I have spoken much from my own examples today. I wanted to start off the dialogue. I used my examples that I could set a precedent of self honesty. I want you to see who I am, and I want to see who you are. Not only the you that comes into this building, but all of the you the interacts with Christ. I encourage all of you to consider what you check at the door. Do you leave behind your job, your worries about money, your bitterness about traffic, your fear of death, or rejection, your love of something “unacceptable”. What parts of Christ are you keeping from me because you are afraid? What parts are for my own safety? What parts are you keeping from others in this church? Let us start the dialogue. I must always, because I am afraid of humanity, give the caution to move wisely. However simultaneously I will remind us all as we hopefully embark on a journey of exploring each other and the parts of Christ we find in each other, that grace is a gift from God. And that just as it is okay for me to express to you that there is a part of Christ for me that loves loving homosexuals, it is just as okay for you to express to me that that makes you uncomfortable.
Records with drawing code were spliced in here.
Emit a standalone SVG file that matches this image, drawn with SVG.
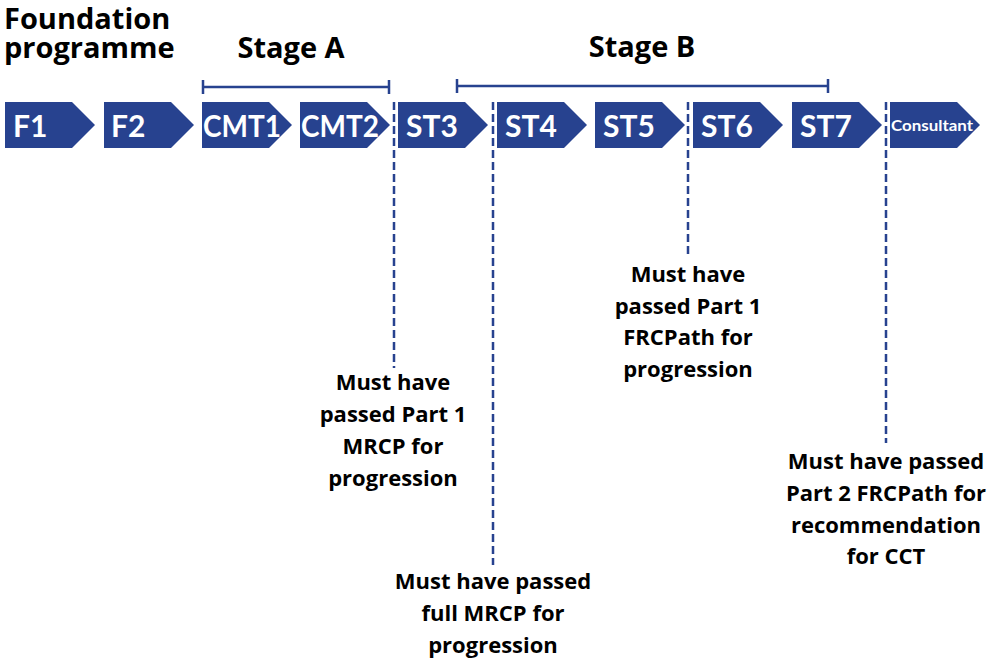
<svg xmlns="http://www.w3.org/2000/svg" width="1001" height="661" viewBox="0 0 1001 661">
<defs>
<style>
.chev{fill:#27428f}
.cl{fill:#fff;font-family:Lato,"Liberation Sans",sans-serif;font-weight:700;font-size:30px}
.hd{fill:#000;font-family:"Open Sans","Liberation Sans",sans-serif;font-weight:700;font-size:29px}
.nt{fill:#000;font-family:"Open Sans","Liberation Sans",sans-serif;font-weight:700;font-size:22px;text-anchor:middle}
.br{stroke:#27428f;stroke-width:2.5;fill:none}
.dash{stroke:#27428f;stroke-width:2.5;stroke-dasharray:8 4;fill:none}
</style>
<path id="chevShape" d="M0,0 H67 L90,23 L67,46 H0 Z"/>
</defs>
<rect width="1001" height="661" fill="#fff"/>
<g id="headings">
<text class="hd" x="4" y="29"><tspan x="4" y="29">Foundation</tspan><tspan x="4" y="58">programme</tspan></text>
<text class="hd" x="291" y="58" text-anchor="middle">Stage A</text>
<text class="hd" x="642" y="57" text-anchor="middle">Stage B</text>
</g>
<g id="brackets">
<path class="br" d="M203,87 H389 M203,80 V94 M389,80 V94"/>
<path class="br" d="M457,86 H828 M457,79 V93 M828,79 V93"/>
</g>
<g id="F1"><use href="#chevShape" x="5" y="102" class="chev"/><text class="cl" x="13" y="137">F1</text></g>
<g id="F2"><use href="#chevShape" x="104" y="102" class="chev"/><text class="cl" x="111" y="137">F2</text></g>
<g id="CMT1"><use href="#chevShape" x="202" y="102" class="chev"/><text class="cl" x="203" y="137" textLength="78" lengthAdjust="spacingAndGlyphs">CMT1</text></g>
<g id="CMT2"><use href="#chevShape" x="300" y="102" class="chev"/><text class="cl" x="301" y="137" textLength="78" lengthAdjust="spacingAndGlyphs">CMT2</text></g>
<g id="ST3"><use href="#chevShape" x="398" y="102" class="chev"/><text class="cl" x="406" y="137">ST3</text></g>
<g id="ST4"><use href="#chevShape" x="497" y="102" class="chev"/><text class="cl" x="505" y="137">ST4</text></g>
<g id="ST5"><use href="#chevShape" x="595" y="102" class="chev"/><text class="cl" x="603" y="137">ST5</text></g>
<g id="ST6"><use href="#chevShape" x="693" y="102" class="chev"/><text class="cl" x="701" y="137">ST6</text></g>
<g id="ST7"><use href="#chevShape" x="792" y="102" class="chev"/><text class="cl" x="800" y="137">ST7</text></g>
<g id="Consultant"><use href="#chevShape" x="890" y="102" class="chev"/><text class="cl" x="891" y="131" style="font-size:15px" textLength="82" lengthAdjust="spacingAndGlyphs">Consultant</text></g>
<g id="connectors">
<line class="dash" x1="394" y1="102" x2="394" y2="368"/>
<line class="dash" x1="493" y1="102" x2="493" y2="565"/>
<line class="dash" x1="688" y1="102" x2="688" y2="258"/>
<line class="dash" x1="886" y1="102" x2="886" y2="443"/>
</g>
<g id="note1">
<text class="nt" x="393" y="390">Must have</text>
<text class="nt" x="393" y="422">passed Part 1</text>
<text class="nt" x="393" y="454">MRCP for</text>
<text class="nt" x="393" y="486">progression</text>
</g>
<g id="note2">
<text class="nt" x="493" y="589">Must have passed</text>
<text class="nt" x="493" y="621">full MRCP for</text>
<text class="nt" x="493" y="653">progression</text>
</g>
<g id="note3">
<text class="nt" x="688" y="282">Must have</text>
<text class="nt" x="688" y="314">passed Part 1</text>
<text class="nt" x="688" y="345">FRCPath for</text>
<text class="nt" x="688" y="377">progression</text>
</g>
<g id="note4">
<text class="nt" x="886" y="469">Must have passed</text>
<text class="nt" x="886" y="501">Part 2 FRCPath for</text>
<text class="nt" x="886" y="533">recommendation</text>
<text class="nt" x="886" y="564">for CCT</text>
</g>
</svg>
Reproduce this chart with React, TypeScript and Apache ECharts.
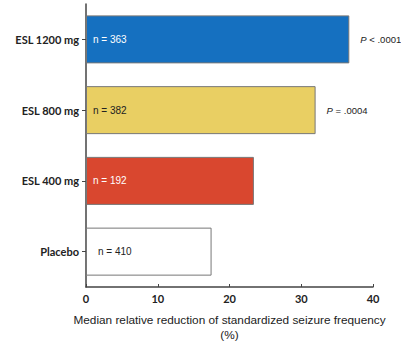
import React, { useEffect, useRef } from "react";
import * as echarts from "echarts";

const categories = ["ESL 1200 mg", "ESL 800 mg", "ESL 400 mg", "Placebo"];
const reduction = [36.7, 32.0, 23.4, 17.5];
const nLabels = ["n = 363", "n = 382", "n = 192", "n = 410"];
const pLabels = ["P < .0001", "P = .0004", "", ""];
const barColors = ["#1570c0", "#e9cf63", "#d9472f", "#ffffff"];
const nLabelColors = ["#ffffff", "#222222", "#ffffff", "#222222"];
const xTicks = [0, 10, 20, 30, 40];

export default function App() {
  const ref = useRef<HTMLDivElement>(null);
  useEffect(() => {
    if (!ref.current) return;
    const chart = echarts.init(ref.current, undefined, { renderer: "svg" });
    chart.setOption({
      animation: false,
      backgroundColor: "#ffffff",
      grid: { left: 86, right: 28, top: 4, bottom: 55, containLabel: false },
      xAxis: {
        type: "value",
        min: xTicks[0],
        max: xTicks[xTicks.length - 1],
        interval: 10,
        splitLine: { show: false },
        axisLine: { show: true, lineStyle: { color: "#444", width: 1.5 } },
        axisTick: { show: true, inside: true, length: 3, lineStyle: { color: "#444" } },
        axisLabel: { color: "#222", fontFamily: "Lato", fontWeight: "bold", fontSize: 11, margin: 6 },
        name: "Median relative reduction of standardized seizure frequency\n(%)",
        nameLocation: "middle",
        nameGap: 25,
        nameTextStyle: { fontFamily: "Liberation Sans", fontSize: 11.8, color: "#222", lineHeight: 15 },
      },
      yAxis: {
        type: "category",
        data: categories,
        inverse: true,
        axisLine: { show: true, lineStyle: { color: "#444", width: 1.5 } },
        axisTick: { show: true, alignWithLabel: true, length: 4, lineStyle: { color: "#444" } },
        axisLabel: { color: "#222", fontFamily: "Lato", fontWeight: "bold", fontSize: 11, margin: 7 },
      },
      series: [
        {
          type: "bar",
          barWidth: 48,
          data: reduction.map((v, i) => ({
            value: v,
            itemStyle: { color: barColors[i], borderColor: "#777", borderWidth: 1 },
            label: {
              show: true,
              position: "insideLeft",
              distance: i === 3 ? 12 : 7,
              formatter: nLabels[i],
              color: nLabelColors[i],
              fontFamily: "Liberation Sans",
              fontSize: 10,
            },
          })),
          z: 2,
        },
        {
          type: "bar",
          barWidth: 48,
          barGap: "-100%",
          silent: true,
          data: reduction.map((v, i) => ({
            value: v,
            itemStyle: { color: "rgba(0,0,0,0)" },
            label: {
              show: pLabels[i] !== "",
              position: "right",
              distance: 11,
              formatter: pLabels[i] ? "{p|P}{t|" + pLabels[i].slice(1) + "}" : "",
              rich: {
                p: { fontStyle: "italic", fontFamily: "Liberation Sans", fontSize: 9.5, color: "#222" },
                t: { fontFamily: "Liberation Sans", fontSize: 9.5, color: "#222" },
              },
            },
          })),
          z: 3,
        },
      ],
    });
    return () => chart.dispose();
  }, []);
  return <div ref={ref} style={{ width: 401, height: 347, position: "absolute", left: 0, top: 0 }} />;
}
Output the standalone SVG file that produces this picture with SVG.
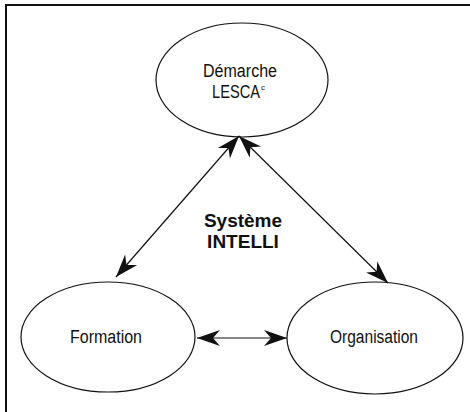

It is so important that we are dialoging. As a body of believers we must realize what affects one of us affects us all. When an eye ceases to see, the feet become unsure. I have chosen you, I have chosen your weaknesses. It is not our place to choose each other and then shun each other’s weaknesses. Rather it is our place to embrace those weaknesses and work to keep each other from sin. It would be a tragedy if in order to do that, though, we ceased to be who we are, who God has created us to be, who we are when we encounter Christ. That is not community. As Paul said, a foot should not become an eye in order to worship Jesus in a certain community. A foot should remain a foot and be the most footlike it be, and the eye should find joy in that. The most footlike I can be is to be a Protesting Catholic, daughter of a homeless man, daughter of a sinner who loves Jesus on her own, believer in a Jesus who does not condemn me or allow me to condemn others, lover of Arabic nations, and passionately celibate and single woman. What is the most footlike you can be (or eyelike, or handlike, or heartlike, or whatever!)
Please stand for this benediction
Let us move together toward a broader understanding of Christ, by gaining a broader understanding of our selves and of each other. “Blest be the tie that binds our hearts in Christian love. The fellowship of kindred minds is like to that above.”
1 comment:
I love you Becca. I love the way you put things, because they show so much more than just the words themselves. You make Jesus amazing.